When I was on the subway yesterday evening, there was a young couple, probably born here in New York, speaking Spanish. I thought to myself, well, they have maintained their language. I studied the Spanish language in high school, because I felt it was the closest to Italian, and, of course, because they didn't offer Italian. My parents spoke English and il dialetto napoletano. They could no longer read Italian. Why?

The answer lies in bi-lingual programs in the City public schools that taught standard Spanish to the hispanic population here in New York , a population that most likely spoke dialectical Spanish of the Dominican Republic, Mexico, Puerto Rico and other South American countries. When my parents went to school in the 1920s, they obviously were not schooled in the Italian language as the push was to move them into English as soon as possible. My maternal grandmother spoke napoletano until her dying day. And, I, as a child, just continued to chide her into speaking English. "Grandma (not even nonna) speak English," I used to say. My loss, because I never learned about her life, and now that she is dead almost 30 years, I find myself trying to reconstruct her life using the Internet.

What to do about it. It seems that there must be a concerted effort to reach Italian-American homes in the US. Many second and third generation IAs want to learn the language. The public schools have not supported the teaching of the language as they should, because our population has not demanded that the language be taught.

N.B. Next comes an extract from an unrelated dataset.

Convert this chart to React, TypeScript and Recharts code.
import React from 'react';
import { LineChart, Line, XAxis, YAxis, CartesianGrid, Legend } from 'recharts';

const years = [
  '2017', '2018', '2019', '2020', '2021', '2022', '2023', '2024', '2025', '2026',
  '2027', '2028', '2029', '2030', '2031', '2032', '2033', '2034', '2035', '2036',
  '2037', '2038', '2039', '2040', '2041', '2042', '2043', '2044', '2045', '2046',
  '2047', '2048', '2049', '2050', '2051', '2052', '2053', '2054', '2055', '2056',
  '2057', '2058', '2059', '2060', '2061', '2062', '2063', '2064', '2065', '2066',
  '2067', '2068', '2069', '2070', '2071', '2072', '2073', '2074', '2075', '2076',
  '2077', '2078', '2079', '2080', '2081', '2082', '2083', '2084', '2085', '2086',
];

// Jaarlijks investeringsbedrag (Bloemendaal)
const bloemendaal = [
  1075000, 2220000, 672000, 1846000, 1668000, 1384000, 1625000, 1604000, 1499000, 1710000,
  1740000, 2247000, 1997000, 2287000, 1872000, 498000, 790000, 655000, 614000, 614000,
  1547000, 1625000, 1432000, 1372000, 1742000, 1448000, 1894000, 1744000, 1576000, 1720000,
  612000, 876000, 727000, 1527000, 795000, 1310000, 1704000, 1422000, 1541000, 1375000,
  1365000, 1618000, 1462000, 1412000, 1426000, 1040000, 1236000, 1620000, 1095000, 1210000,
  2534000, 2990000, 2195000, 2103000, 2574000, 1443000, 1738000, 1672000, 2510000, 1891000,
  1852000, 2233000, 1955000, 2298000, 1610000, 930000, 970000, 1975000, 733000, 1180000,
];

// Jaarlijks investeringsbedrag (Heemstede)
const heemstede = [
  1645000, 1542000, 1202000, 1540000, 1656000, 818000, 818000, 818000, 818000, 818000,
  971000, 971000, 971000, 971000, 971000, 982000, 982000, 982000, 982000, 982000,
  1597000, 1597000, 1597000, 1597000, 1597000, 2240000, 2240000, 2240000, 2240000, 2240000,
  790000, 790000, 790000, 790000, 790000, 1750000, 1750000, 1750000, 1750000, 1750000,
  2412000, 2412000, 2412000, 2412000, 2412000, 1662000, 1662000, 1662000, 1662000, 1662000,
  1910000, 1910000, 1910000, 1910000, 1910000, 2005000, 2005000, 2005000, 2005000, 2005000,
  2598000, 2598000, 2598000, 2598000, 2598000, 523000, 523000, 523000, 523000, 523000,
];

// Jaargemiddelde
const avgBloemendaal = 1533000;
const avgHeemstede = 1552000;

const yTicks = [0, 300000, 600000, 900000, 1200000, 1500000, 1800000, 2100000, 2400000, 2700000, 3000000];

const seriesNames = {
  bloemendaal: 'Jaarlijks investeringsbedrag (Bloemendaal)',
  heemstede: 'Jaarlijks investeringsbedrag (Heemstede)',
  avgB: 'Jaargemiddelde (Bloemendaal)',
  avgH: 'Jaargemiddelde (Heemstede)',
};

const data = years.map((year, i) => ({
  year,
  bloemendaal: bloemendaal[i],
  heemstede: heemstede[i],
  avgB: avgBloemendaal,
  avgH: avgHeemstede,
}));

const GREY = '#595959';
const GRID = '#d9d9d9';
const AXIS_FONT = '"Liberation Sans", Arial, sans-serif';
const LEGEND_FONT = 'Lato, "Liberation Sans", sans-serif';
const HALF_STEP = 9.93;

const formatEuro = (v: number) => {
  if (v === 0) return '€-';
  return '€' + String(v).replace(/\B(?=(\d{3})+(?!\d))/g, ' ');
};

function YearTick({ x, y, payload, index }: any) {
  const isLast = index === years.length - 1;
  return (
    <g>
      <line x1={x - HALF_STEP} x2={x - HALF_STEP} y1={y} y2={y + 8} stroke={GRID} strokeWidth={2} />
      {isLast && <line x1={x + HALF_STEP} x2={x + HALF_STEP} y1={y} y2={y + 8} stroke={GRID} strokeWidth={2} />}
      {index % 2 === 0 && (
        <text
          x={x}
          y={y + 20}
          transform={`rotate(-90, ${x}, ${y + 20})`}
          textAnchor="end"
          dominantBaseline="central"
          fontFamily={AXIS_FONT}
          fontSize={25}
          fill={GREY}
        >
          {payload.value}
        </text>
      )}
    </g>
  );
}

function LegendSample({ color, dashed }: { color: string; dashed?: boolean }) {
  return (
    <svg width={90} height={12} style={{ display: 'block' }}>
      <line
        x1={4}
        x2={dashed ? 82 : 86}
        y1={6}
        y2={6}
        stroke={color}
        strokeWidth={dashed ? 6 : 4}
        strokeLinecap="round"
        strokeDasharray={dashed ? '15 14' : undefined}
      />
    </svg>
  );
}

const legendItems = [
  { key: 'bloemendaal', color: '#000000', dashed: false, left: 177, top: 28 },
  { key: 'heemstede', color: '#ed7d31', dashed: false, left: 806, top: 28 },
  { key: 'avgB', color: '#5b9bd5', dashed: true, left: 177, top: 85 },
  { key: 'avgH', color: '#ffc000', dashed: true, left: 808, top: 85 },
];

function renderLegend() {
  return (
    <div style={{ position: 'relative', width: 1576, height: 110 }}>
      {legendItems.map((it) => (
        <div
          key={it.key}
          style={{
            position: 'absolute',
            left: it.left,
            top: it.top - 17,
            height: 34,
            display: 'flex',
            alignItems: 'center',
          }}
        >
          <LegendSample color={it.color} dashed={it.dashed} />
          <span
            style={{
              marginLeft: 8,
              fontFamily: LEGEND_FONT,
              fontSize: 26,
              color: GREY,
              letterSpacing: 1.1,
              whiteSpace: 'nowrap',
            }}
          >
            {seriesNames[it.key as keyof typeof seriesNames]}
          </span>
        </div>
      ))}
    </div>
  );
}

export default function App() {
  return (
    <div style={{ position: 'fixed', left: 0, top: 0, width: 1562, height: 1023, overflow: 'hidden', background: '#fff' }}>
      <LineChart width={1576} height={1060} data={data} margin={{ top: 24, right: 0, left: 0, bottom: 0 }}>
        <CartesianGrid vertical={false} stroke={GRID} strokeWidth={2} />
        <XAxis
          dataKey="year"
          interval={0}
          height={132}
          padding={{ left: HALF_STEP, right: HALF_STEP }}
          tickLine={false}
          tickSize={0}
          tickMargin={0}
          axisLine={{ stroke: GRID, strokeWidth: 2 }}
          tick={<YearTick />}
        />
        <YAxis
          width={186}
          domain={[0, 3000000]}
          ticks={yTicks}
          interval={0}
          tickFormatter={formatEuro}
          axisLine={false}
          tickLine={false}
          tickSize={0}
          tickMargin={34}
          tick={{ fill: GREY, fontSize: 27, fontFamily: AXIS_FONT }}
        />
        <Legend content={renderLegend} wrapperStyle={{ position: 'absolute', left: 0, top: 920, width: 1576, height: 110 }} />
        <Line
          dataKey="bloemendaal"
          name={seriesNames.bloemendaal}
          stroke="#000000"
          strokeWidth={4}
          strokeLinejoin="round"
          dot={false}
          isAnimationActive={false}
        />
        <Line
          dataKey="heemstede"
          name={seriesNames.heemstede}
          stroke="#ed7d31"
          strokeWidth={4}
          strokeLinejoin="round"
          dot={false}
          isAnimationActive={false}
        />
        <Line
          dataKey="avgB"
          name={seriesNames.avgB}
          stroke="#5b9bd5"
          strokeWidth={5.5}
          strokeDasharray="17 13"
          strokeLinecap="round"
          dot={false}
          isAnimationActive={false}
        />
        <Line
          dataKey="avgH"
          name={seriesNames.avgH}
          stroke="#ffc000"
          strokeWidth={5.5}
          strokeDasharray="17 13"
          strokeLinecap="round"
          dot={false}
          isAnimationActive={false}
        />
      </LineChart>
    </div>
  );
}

There must be a data base that is accessible to academic institutions that can be used to send the word out to these households. Italian-Americans are certainly computer literate, but this is not being translated into "loving the language," at least not to the extent that it should have. I, myself, have tried to inform all my friends and relatives about I-Italy and the wonderful resource it is for diffusing all things Italian and Italian-American. There is a lot more to do.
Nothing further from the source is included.